It does inside the eastern Ukrainian town of Lyman, retaken from the Russians at the weekend. The deserted debris-strewn streets are lined by boarded up or burnt-out buildings. Metal sheeting dangling from smashed roofs is buffeted by the wind. Few civilians venture out. We counted almost as many dogs as people – though the population was around 20,000 before the war.
The handful of civilians we met seem shell-shocked by months of bombardment, and uncertain their ordeal is over.
The only surge of life was a convoy of Ukrainian troops riding high on top of armoured personnel carriers, waving and cheering, as they headed out of town, along a road bordered by pine forest.
They roared past evidence of the human cost of Russia’s defeat.
The bodies of five dead Russian soldiers lay near each other, now bloated, and contorted by death, but once somebody’s husband or somebody’s son.
They were in full uniform, with boots still on, as if they might somehow return to the fight. They appear to have been cut down together as they tried to flee.

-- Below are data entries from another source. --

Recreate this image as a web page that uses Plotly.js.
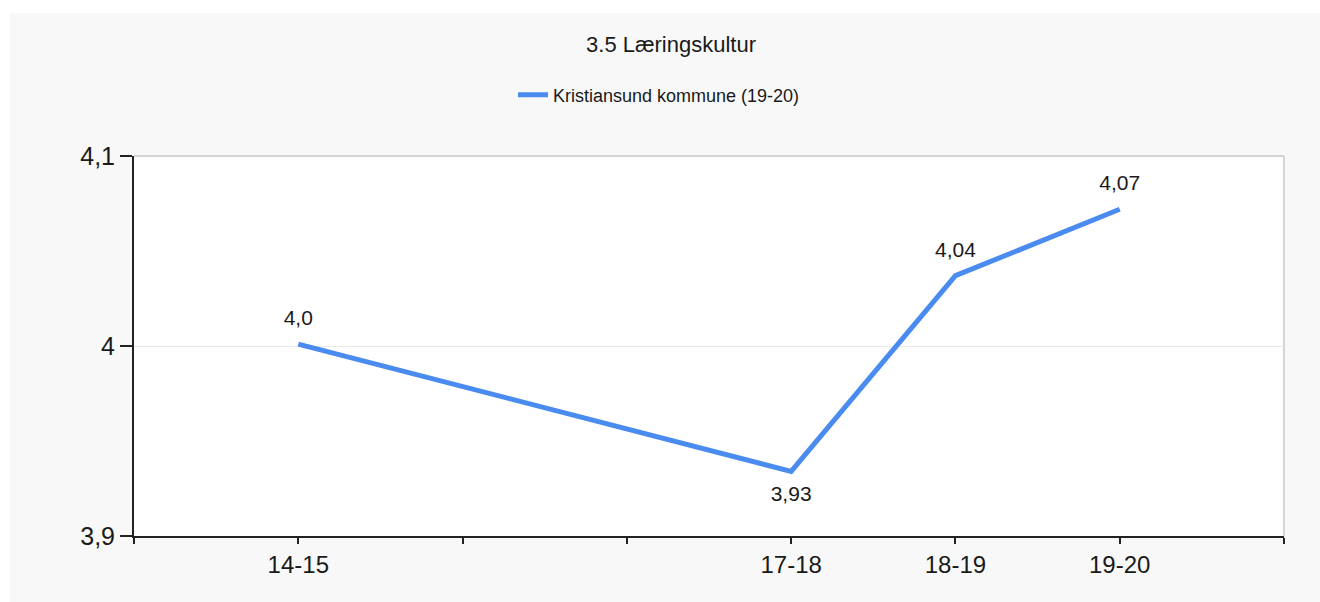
<!DOCTYPE html>
<html>
<head>
<meta charset="utf-8">
<script src="https://cdn.plot.ly/plotly-3.0.1.min.js"></script>
<style>
  html, body { margin: 0; padding: 0; background: #ffffff; width: 1320px; height: 602px; overflow: hidden; }
  #chart { position: absolute; left: 10px; top: 13px; width: 1310px; height: 589px; }
</style>
</head>
<body>
<div id="chart"></div>
<script>
// Data
const seasons = ["14-15", "15-16", "16-17", "17-18", "18-19", "19-20"];
const shownSeasons = ["14-15", "17-18", "18-19", "19-20"];
const values = [4.001, null, null, 3.934, 4.037, 4.072];
const valueLabels = ["4,0", "", "", "3,93", "4,04", "4,07"];
const labelPositions = ["top center", "top center", "top center", "bottom center", "top center", "top center"];
const yTicks = [3.9, 4.0, 4.1];
const yTickLabels = ["3,9", "4", "4,1"];
const seriesName = "Kristiansund kommune (19-20)";
const chartTitle = "3.5 Læringskultur";

const xIdx = seasons.map((s, i) => i);
const xTickVals = [-1].concat(xIdx, [seasons.length]);
const xTickText = [""].concat(seasons.map(s => shownSeasons.includes(s) ? s : ""), [""]);

const font = "Liberation Sans, Arial, sans-serif";

const trace = {
  x: xIdx,
  y: values,
  text: valueLabels,
  name: seriesName,
  type: "scatter",
  mode: "lines+markers+text",
  connectgaps: true,
  textposition: labelPositions,
  textfont: { family: font, size: 21, color: "#1a1a1a" },
  line: { color: "#4a8bef", width: 5 },
  marker: { size: 20, color: "rgba(0,0,0,0)" },
  cliponaxis: false,
  hoverinfo: "x+y"
};

const layout = {
  width: 1310,
  height: 589,
  paper_bgcolor: "#f8f8f8",
  plot_bgcolor: "#ffffff",
  margin: { l: 124, r: 36, t: 143, b: 66 },
  title: {
    text: chartTitle,
    font: { family: font, size: 22, color: "#1a1a1a" },
    x: 0.5046, xanchor: "center",
    y: 1 - 31 / 589, yanchor: "middle"
  },
  showlegend: true,
  legend: {
    orientation: "h",
    x: 0.4565, xanchor: "center",
    y: 1 - 82 / 589, yref: "container", yanchor: "middle",
    font: { family: font, size: 18, color: "#1a1a1a" },
    bgcolor: "rgba(0,0,0,0)"
  },
  xaxis: {
    type: "linear",
    range: [-1, seasons.length],
    tickmode: "array",
    tickvals: xTickVals,
    ticktext: xTickText,
    showgrid: false,
    zeroline: false,
    showline: true,
    linecolor: "#222222",
    linewidth: 2,
    ticks: "outside",
    ticklen: 6,
    tickwidth: 2,
    tickcolor: "#222222",
    tickfont: { family: font, size: 24, color: "#1a1a1a" },
    fixedrange: true
  },
  yaxis: {
    range: [3.9, 4.1],
    tickmode: "array",
    tickvals: yTicks,
    ticktext: yTickLabels,
    showgrid: true,
    gridcolor: "#e9e9e9",
    gridwidth: 1,
    zeroline: false,
    showline: true,
    linecolor: "#222222",
    linewidth: 2,
    ticks: "outside",
    ticklen: 12,
    tickwidth: 2,
    tickcolor: "#222222",
    tickfont: { family: font, size: 25, color: "#1a1a1a" },
    fixedrange: true
  },
  shapes: [
    { type: "line", xref: "paper", yref: "paper", x0: 0, x1: 1, y0: 1, y1: 1, line: { color: "#d4d4d4", width: 2 }, layer: "below" },
    { type: "line", xref: "paper", yref: "paper", x0: 1, x1: 1, y0: 0, y1: 1, line: { color: "#d4d4d4", width: 2 }, layer: "below" }
  ]
};

Plotly.newPlot("chart", [trace], layout, { displayModeBar: false, staticPlot: true });
</script>
</body>
</html>
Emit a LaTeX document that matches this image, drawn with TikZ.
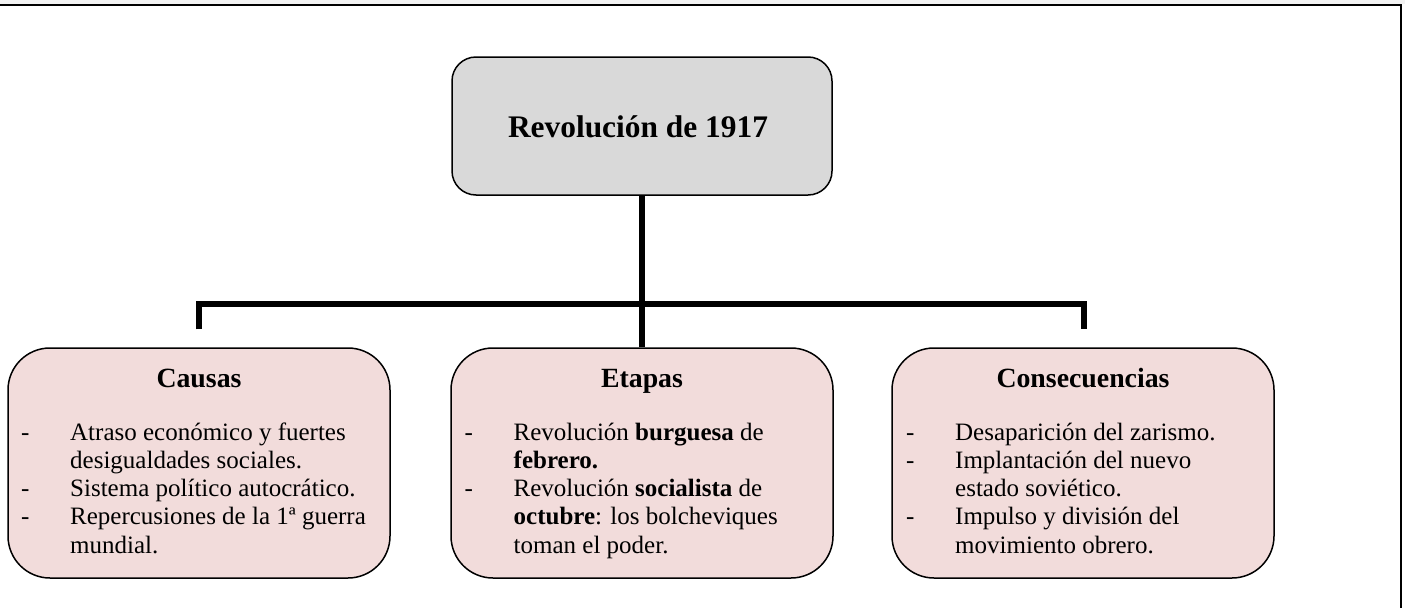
\documentclass[tikz,border=0pt]{standalone}
\usepackage{fontspec}
\setmainfont{Liberation Serif}
\usepackage{array}
\definecolor{topfill}{HTML}{D9D9D9}
\definecolor{boxfill}{HTML}{F2DCDB}
\definecolor{stripgrey}{HTML}{F2F2F2}
\newcommand{\bodylines}[1]{\begin{tabular}[t]{@{}p{49pt}@{}l@{}}#1\end{tabular}}
\tikzset{
  topbox/.style={draw=black, line width=1.5pt, fill=topfill, rounded corners=24pt,
    minimum width=380pt, minimum height=138pt, inner sep=0pt},
  subbox/.style={draw=black, line width=1.5pt, fill=boxfill, rounded corners=42pt,
    minimum width=382pt, minimum height=230pt, inner sep=0pt},
  titletext/.style={anchor=base, inner sep=0pt, font=\fontsize{31.4}{36}\selectfont\bfseries},
  headtext/.style={anchor=base, inner sep=0pt, font=\fontsize{27.8}{33}\selectfont\bfseries},
  bodytext/.style={anchor=base west, inner sep=0pt, font=\fontsize{25}{28.3}\selectfont},
  conn/.style={draw=black, line width=5.5pt, line join=miter},
  framelinestyle/.style={draw=black, line width=2pt}
}
\begin{document}
\begin{tikzpicture}[x=1pt,y=-1pt]
\useasboundingbox (0,0) rectangle (1405,608);
\fill[stripgrey] (0,0) rectangle (1405,4);
\draw[framelinestyle] (0,5) -- (1401,5) -- (1401,608);

% top box
\node[topbox] (top) at (642,126) {};
\node[titletext] (title) at (638,137) {Revolución de 1917};

% bottom boxes
\node[subbox] (causas) at (199,463) {};
\node[subbox] (etapas) at (642,463) {};
\node[subbox] (consec) at (1083,463) {};

\node[headtext] (causash) at (199,387) {Causas};
\node[headtext] (etapash) at (642,387) {Etapas};
\node[headtext] (consech) at (1083,387) {Consecuencias};

\node[bodytext] (causast) at (21,440) {\bodylines{%
- & Atraso económico y fuertes\\
  & desigualdades sociales.\\
- & Sistema político autocrático.\\
- & Repercusiones de la 1ª guerra\\
  & mundial.}};
\node[bodytext] (etapast) at (464.5,440) {\bodylines{%
- & Revolución \textbf{burguesa} de\\
  & \textbf{febrero.}\\
- & Revolución \textbf{socialista} de\\
  & \textbf{octubre}: los bolcheviques\\
  & toman el poder.}};
\node[bodytext] (consect) at (906,440) {\bodylines{%
- & Desaparición del zarismo.\\
- & Implantación del nuevo\\
  & estado soviético.\\
- & Impulso y división del\\
  & movimiento obrero.}};

% connectors
\coordinate (lj) at (199,304);
\coordinate (rj) at (1084,304);
\coordinate (ld) at (199,329.3);
\coordinate (rd) at (1084,329.3);
\draw[conn] (top.south) -- (etapas.north);
\draw[conn] (ld) -- (lj) -- (rj) -- (rd);
\end{tikzpicture}
\end{document}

Nearby we saw a heap of discarded Russian uniforms, sleeping bags, and ration packs. There was an army backpack with a name written on it. We don’t know what became of its owner.
Two young volunteers from a Ukrainian humanitarian group were working carefully and quietly, numbering the bodies, and looking for anything that might identify them.
They were kneeling just metres away from mines scattered along the roadside, their dark green colour camouflaged by the grass and leaves. They are a lingering threat from an enemy that has been driven into retreat, or as Russia’s defence ministry put it, was “withdrawn to more advantageous positions”. That statement has a familiar ring to it after the domino of Russian routs last month in Kharkiv province in the north-east.
Later the volunteers manoeuvred the remains into black body bags and drove them away – some of Russia’s fallen soldiers finally leaving the battlefield.